__To be done__:
From the listing below, output the lines between the one with "Clone this chart in matplotlib." and the one with "## Plot Data", including those two, and nothing else. Pictures are not copied.

Source code of charts:

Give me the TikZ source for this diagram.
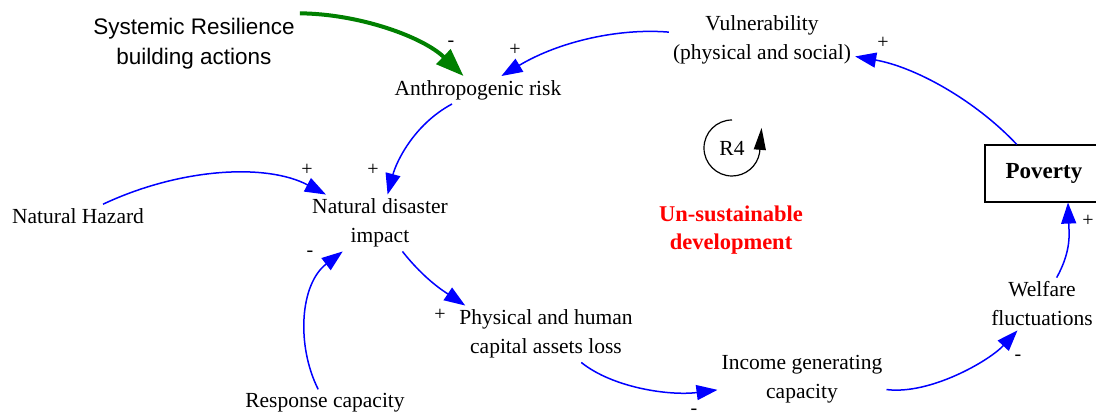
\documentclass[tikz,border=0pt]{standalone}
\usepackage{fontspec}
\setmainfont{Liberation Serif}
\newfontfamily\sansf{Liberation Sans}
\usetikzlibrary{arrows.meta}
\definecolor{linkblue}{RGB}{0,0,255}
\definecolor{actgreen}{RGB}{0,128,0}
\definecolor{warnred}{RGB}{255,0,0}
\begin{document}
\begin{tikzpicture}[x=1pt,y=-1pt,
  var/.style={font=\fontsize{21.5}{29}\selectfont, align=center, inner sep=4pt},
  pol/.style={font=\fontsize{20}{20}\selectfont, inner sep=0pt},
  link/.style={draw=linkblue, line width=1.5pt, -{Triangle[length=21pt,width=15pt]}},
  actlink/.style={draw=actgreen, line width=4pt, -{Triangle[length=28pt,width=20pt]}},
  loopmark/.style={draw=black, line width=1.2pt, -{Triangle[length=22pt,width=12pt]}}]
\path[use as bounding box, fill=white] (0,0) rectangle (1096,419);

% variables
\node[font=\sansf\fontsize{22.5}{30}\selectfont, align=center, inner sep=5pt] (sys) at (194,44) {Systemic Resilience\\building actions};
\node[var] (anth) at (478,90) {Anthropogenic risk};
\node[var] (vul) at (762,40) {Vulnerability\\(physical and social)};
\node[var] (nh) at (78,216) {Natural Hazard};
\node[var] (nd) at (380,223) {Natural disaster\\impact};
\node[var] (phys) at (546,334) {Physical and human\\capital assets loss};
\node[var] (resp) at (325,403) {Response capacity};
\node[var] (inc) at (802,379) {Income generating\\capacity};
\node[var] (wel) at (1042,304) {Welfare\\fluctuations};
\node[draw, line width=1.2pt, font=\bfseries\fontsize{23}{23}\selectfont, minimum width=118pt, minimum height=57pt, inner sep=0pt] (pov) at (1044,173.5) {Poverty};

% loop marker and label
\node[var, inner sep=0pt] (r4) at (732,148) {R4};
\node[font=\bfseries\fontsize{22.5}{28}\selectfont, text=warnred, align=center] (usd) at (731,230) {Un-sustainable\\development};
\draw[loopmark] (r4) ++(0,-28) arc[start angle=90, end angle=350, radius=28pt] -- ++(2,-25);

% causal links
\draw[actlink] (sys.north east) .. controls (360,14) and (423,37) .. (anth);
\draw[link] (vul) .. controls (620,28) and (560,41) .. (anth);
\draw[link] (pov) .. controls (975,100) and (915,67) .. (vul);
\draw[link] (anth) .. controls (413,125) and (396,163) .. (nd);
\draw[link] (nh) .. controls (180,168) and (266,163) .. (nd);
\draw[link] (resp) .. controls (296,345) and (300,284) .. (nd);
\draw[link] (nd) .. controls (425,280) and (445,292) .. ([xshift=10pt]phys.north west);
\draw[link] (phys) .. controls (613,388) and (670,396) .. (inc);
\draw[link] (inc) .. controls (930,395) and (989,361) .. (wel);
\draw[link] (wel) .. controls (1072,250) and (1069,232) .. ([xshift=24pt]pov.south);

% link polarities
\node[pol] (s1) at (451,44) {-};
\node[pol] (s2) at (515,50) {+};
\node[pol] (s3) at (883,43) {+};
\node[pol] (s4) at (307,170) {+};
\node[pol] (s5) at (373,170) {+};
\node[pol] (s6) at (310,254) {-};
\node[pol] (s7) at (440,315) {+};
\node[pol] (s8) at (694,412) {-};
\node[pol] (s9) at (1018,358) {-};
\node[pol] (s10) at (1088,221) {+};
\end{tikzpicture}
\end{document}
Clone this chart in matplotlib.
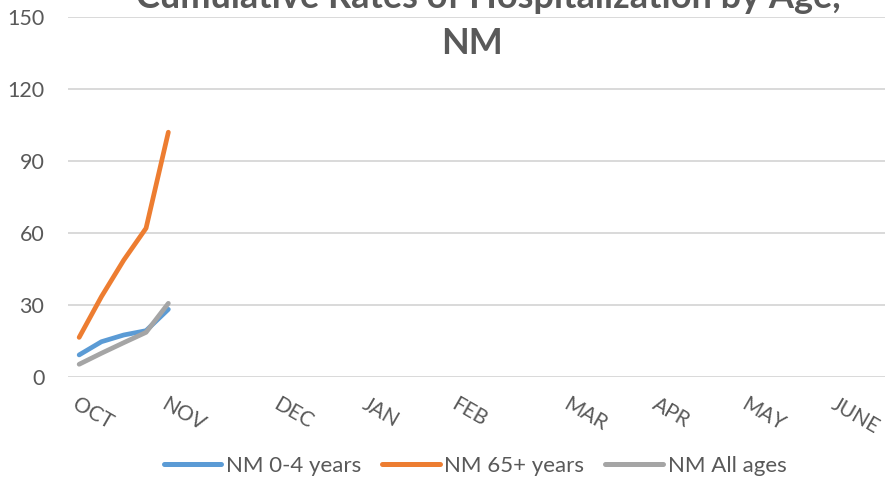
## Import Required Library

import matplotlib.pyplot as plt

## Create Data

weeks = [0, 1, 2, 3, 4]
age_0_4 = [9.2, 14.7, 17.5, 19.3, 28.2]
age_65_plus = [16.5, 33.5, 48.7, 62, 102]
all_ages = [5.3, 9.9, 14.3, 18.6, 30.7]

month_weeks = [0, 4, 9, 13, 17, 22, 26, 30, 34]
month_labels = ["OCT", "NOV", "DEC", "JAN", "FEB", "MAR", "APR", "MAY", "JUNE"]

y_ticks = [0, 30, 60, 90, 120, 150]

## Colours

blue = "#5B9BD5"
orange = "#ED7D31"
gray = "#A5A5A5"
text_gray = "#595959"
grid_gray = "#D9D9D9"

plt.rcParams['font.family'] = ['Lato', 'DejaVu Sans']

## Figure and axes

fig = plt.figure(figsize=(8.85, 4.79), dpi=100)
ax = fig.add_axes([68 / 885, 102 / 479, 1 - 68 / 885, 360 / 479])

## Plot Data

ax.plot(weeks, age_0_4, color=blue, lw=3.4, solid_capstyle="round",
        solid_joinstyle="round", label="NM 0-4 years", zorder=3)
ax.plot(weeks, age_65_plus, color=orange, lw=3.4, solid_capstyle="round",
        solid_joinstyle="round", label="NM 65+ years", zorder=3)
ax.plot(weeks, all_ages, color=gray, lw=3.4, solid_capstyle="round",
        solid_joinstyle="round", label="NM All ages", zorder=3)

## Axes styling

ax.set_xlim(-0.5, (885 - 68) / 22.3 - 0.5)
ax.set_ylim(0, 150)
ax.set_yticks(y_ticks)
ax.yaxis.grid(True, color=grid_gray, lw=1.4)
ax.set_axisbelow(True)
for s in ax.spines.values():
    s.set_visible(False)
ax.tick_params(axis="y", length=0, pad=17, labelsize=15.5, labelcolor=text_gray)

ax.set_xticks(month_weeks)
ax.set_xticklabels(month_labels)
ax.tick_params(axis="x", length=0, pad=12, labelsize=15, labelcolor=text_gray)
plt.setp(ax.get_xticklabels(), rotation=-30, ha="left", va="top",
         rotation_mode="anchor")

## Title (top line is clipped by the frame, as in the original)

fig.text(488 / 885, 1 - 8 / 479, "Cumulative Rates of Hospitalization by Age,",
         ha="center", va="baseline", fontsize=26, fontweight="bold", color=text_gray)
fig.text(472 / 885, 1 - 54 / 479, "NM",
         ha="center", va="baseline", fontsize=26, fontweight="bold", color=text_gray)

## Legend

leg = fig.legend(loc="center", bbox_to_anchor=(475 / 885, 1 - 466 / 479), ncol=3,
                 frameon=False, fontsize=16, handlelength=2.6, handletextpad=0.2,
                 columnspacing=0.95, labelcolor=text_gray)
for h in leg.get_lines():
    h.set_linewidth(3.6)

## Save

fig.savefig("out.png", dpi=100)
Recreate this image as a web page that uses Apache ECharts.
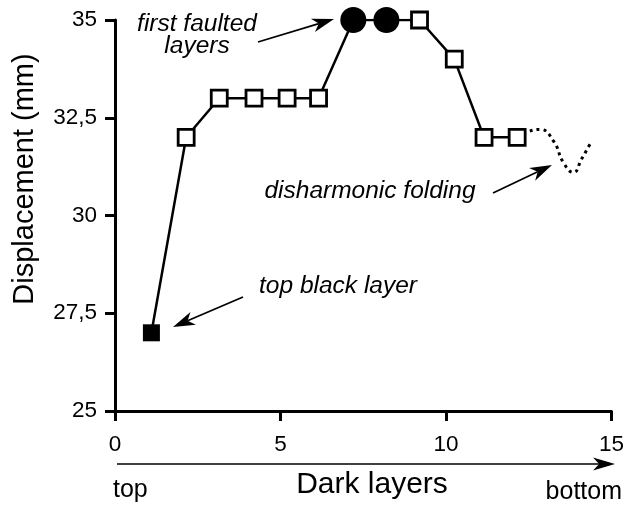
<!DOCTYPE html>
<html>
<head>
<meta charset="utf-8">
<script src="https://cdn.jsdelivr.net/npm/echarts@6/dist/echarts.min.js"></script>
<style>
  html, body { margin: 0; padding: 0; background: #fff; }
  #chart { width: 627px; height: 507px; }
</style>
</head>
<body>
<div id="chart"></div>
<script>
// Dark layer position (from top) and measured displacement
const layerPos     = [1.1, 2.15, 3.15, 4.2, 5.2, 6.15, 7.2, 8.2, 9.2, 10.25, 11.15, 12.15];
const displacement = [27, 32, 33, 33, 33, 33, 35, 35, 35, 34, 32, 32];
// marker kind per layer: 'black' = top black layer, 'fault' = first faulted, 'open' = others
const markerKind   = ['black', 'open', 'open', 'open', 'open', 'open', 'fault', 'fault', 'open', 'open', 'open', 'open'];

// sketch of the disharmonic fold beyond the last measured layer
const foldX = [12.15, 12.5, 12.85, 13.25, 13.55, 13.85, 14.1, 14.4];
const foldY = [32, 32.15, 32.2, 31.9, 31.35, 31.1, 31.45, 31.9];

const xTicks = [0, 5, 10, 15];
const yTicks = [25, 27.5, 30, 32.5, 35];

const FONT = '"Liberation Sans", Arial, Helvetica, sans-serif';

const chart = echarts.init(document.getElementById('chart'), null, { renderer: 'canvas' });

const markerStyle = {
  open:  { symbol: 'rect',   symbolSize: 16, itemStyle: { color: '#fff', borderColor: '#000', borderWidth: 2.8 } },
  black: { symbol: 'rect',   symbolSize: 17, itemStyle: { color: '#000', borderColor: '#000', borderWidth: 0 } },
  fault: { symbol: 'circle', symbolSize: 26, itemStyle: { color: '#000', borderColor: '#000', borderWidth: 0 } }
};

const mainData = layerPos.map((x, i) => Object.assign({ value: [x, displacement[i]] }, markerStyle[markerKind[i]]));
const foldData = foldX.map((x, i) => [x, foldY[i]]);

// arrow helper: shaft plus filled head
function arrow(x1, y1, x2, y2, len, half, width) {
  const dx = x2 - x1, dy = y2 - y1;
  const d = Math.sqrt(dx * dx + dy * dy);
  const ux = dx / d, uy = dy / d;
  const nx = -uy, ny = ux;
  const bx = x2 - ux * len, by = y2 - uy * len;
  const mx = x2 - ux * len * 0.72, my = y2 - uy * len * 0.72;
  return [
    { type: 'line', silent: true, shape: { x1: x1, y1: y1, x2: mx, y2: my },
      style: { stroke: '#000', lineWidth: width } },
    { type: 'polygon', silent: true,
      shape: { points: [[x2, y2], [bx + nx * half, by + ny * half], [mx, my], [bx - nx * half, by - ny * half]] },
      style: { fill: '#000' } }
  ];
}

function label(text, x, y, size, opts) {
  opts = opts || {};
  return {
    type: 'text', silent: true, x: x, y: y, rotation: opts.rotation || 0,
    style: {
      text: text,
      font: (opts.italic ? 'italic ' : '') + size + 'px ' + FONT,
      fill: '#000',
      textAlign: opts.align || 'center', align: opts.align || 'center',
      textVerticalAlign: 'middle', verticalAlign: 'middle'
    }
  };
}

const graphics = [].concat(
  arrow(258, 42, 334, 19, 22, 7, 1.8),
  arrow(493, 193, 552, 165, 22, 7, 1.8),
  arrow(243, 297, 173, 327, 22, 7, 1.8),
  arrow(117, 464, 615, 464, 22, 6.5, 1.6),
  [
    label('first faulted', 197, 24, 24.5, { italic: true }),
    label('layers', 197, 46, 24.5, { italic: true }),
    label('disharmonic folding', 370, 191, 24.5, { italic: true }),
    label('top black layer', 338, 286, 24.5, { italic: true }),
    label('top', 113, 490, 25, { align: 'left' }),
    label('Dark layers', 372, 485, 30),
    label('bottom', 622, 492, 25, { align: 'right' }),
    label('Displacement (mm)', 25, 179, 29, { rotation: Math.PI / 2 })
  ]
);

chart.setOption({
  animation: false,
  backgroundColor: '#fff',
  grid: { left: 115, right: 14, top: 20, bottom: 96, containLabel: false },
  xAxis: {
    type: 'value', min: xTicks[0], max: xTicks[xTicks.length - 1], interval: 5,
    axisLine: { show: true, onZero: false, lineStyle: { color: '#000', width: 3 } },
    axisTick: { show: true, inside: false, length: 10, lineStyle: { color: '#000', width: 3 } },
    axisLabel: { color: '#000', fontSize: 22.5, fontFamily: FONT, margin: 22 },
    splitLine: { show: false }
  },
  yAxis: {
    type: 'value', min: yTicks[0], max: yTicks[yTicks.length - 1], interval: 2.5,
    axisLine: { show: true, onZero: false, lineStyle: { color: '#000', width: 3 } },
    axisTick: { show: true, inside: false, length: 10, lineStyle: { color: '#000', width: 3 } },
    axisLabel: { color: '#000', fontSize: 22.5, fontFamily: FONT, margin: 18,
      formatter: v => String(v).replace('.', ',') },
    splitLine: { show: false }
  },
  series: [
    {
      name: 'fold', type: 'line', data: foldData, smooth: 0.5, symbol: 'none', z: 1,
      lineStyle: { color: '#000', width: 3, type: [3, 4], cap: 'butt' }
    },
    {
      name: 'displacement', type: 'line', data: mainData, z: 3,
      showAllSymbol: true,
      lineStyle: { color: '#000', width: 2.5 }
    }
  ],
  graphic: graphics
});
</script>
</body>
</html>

__Output for this task__:
Clone this chart in matplotlib.
## Import Required Library

import matplotlib.pyplot as plt

## Create Data

weeks = [0, 1, 2, 3, 4]
age_0_4 = [9.2, 14.7, 17.5, 19.3, 28.2]
age_65_plus = [16.5, 33.5, 48.7, 62, 102]
all_ages = [5.3, 9.9, 14.3, 18.6, 30.7]

month_weeks = [0, 4, 9, 13, 17, 22, 26, 30, 34]
month_labels = ["OCT", "NOV", "DEC", "JAN", "FEB", "MAR", "APR", "MAY", "JUNE"]

y_ticks = [0, 30, 60, 90, 120, 150]

## Colours

blue = "#5B9BD5"
orange = "#ED7D31"
gray = "#A5A5A5"
text_gray = "#595959"
grid_gray = "#D9D9D9"

plt.rcParams['font.family'] = ['Lato', 'DejaVu Sans']

## Figure and axes

fig = plt.figure(figsize=(8.85, 4.79), dpi=100)
ax = fig.add_axes([68 / 885, 102 / 479, 1 - 68 / 885, 360 / 479])

## Plot Data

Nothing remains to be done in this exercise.